--- Data section ---

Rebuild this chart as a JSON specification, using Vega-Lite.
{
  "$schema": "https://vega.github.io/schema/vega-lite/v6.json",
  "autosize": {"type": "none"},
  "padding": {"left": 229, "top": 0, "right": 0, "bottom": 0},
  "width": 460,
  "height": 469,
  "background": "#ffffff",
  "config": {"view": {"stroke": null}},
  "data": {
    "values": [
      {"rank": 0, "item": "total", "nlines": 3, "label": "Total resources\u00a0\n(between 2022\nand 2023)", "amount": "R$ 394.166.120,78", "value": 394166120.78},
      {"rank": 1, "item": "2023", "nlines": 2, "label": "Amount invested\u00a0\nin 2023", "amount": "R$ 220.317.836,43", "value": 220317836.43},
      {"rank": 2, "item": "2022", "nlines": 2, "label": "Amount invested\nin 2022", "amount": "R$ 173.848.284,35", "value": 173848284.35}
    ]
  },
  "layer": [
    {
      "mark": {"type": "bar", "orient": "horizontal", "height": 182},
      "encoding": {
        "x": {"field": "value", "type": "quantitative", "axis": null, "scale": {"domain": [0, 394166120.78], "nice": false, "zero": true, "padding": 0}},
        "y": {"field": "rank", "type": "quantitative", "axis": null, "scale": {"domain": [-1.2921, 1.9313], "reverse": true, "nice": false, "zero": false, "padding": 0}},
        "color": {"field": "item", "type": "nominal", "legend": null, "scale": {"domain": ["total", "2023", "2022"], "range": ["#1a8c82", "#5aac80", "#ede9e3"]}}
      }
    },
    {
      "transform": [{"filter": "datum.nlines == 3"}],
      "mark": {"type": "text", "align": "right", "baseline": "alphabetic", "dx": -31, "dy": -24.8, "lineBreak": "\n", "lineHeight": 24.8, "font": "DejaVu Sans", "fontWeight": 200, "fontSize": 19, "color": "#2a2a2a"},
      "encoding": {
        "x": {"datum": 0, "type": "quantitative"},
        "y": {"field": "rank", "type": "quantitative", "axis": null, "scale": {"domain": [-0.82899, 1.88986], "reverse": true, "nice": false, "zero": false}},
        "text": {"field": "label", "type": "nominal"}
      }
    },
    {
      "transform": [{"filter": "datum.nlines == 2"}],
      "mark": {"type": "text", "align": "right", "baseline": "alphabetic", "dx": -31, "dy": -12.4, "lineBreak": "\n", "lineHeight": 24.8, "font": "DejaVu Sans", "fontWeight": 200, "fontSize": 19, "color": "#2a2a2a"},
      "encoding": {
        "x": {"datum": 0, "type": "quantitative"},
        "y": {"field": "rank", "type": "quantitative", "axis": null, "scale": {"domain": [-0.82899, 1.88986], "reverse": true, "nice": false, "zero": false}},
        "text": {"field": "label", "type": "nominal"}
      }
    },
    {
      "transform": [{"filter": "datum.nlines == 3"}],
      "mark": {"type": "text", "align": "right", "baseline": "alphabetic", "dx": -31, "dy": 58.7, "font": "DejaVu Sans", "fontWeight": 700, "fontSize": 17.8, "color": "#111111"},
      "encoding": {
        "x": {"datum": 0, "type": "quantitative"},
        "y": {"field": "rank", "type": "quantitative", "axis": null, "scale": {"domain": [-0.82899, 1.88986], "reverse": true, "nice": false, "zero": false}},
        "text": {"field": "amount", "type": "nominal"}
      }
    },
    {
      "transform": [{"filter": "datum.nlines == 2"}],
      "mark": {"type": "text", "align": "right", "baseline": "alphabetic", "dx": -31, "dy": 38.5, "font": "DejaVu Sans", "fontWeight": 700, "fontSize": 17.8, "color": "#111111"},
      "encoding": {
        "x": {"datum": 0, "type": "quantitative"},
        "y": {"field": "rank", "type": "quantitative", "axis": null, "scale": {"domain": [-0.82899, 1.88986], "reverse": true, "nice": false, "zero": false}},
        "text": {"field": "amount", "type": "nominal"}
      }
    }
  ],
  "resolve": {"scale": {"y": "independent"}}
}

---

→ What to produce
Please reproduce the entire listing, exactly as shown.

→ The answer
Rebuild this chart as a JSON specification, using Vega-Lite.
{
  "$schema": "https://vega.github.io/schema/vega-lite/v6.json",
  "autosize": {"type": "none"},
  "padding": {"left": 229, "top": 0, "right": 0, "bottom": 0},
  "width": 460,
  "height": 469,
  "background": "#ffffff",
  "config": {"view": {"stroke": null}},
  "data": {
    "values": [
      {"rank": 0, "item": "total", "nlines": 3, "label": "Total resources\u00a0\n(between 2022\nand 2023)", "amount": "R$ 394.166.120,78", "value": 394166120.78},
      {"rank": 1, "item": "2023", "nlines": 2, "label": "Amount invested\u00a0\nin 2023", "amount": "R$ 220.317.836,43", "value": 220317836.43},
      {"rank": 2, "item": "2022", "nlines": 2, "label": "Amount invested\nin 2022", "amount": "R$ 173.848.284,35", "value": 173848284.35}
    ]
  },
  "layer": [
    {
      "mark": {"type": "bar", "orient": "horizontal", "height": 182},
      "encoding": {
        "x": {"field": "value", "type": "quantitative", "axis": null, "scale": {"domain": [0, 394166120.78], "nice": false, "zero": true, "padding": 0}},
        "y": {"field": "rank", "type": "quantitative", "axis": null, "scale": {"domain": [-1.2921, 1.9313], "reverse": true, "nice": false, "zero": false, "padding": 0}},
        "color": {"field": "item", "type": "nominal", "legend": null, "scale": {"domain": ["total", "2023", "2022"], "range": ["#1a8c82", "#5aac80", "#ede9e3"]}}
      }
    },
    {
      "transform": [{"filter": "datum.nlines == 3"}],
      "mark": {"type": "text", "align": "right", "baseline": "alphabetic", "dx": -31, "dy": -24.8, "lineBreak": "\n", "lineHeight": 24.8, "font": "DejaVu Sans", "fontWeight": 200, "fontSize": 19, "color": "#2a2a2a"},
      "encoding": {
        "x": {"datum": 0, "type": "quantitative"},
        "y": {"field": "rank", "type": "quantitative", "axis": null, "scale": {"domain": [-0.82899, 1.88986], "reverse": true, "nice": false, "zero": false}},
        "text": {"field": "label", "type": "nominal"}
      }
    },
    {
      "transform": [{"filter": "datum.nlines == 2"}],
      "mark": {"type": "text", "align": "right", "baseline": "alphabetic", "dx": -31, "dy": -12.4, "lineBreak": "\n", "lineHeight": 24.8, "font": "DejaVu Sans", "fontWeight": 200, "fontSize": 19, "color": "#2a2a2a"},
      "encoding": {
        "x": {"datum": 0, "type": "quantitative"},
        "y": {"field": "rank", "type": "quantitative", "axis": null, "scale": {"domain": [-0.82899, 1.88986], "reverse": true, "nice": false, "zero": false}},
        "text": {"field": "label", "type": "nominal"}
      }
    },
    {
      "transform": [{"filter": "datum.nlines == 3"}],
      "mark": {"type": "text", "align": "right", "baseline": "alphabetic", "dx": -31, "dy": 58.7, "font": "DejaVu Sans", "fontWeight": 700, "fontSize": 17.8, "color": "#111111"},
      "encoding": {
        "x": {"datum": 0, "type": "quantitative"},
        "y": {"field": "rank", "type": "quantitative", "axis": null, "scale": {"domain": [-0.82899, 1.88986], "reverse": true, "nice": false, "zero": false}},
        "text": {"field": "amount", "type": "nominal"}
      }
    },
    {
      "transform": [{"filter": "datum.nlines == 2"}],
      "mark": {"type": "text", "align": "right", "baseline": "alphabetic", "dx": -31, "dy": 38.5, "font": "DejaVu Sans", "fontWeight": 700, "fontSize": 17.8, "color": "#111111"},
      "encoding": {
        "x": {"datum": 0, "type": "quantitative"},
        "y": {"field": "rank", "type": "quantitative", "axis": null, "scale": {"domain": [-0.82899, 1.88986], "reverse": true, "nice": false, "zero": false}},
        "text": {"field": "amount", "type": "nominal"}
      }
    }
  ],
  "resolve": {"scale": {"y": "independent"}}
}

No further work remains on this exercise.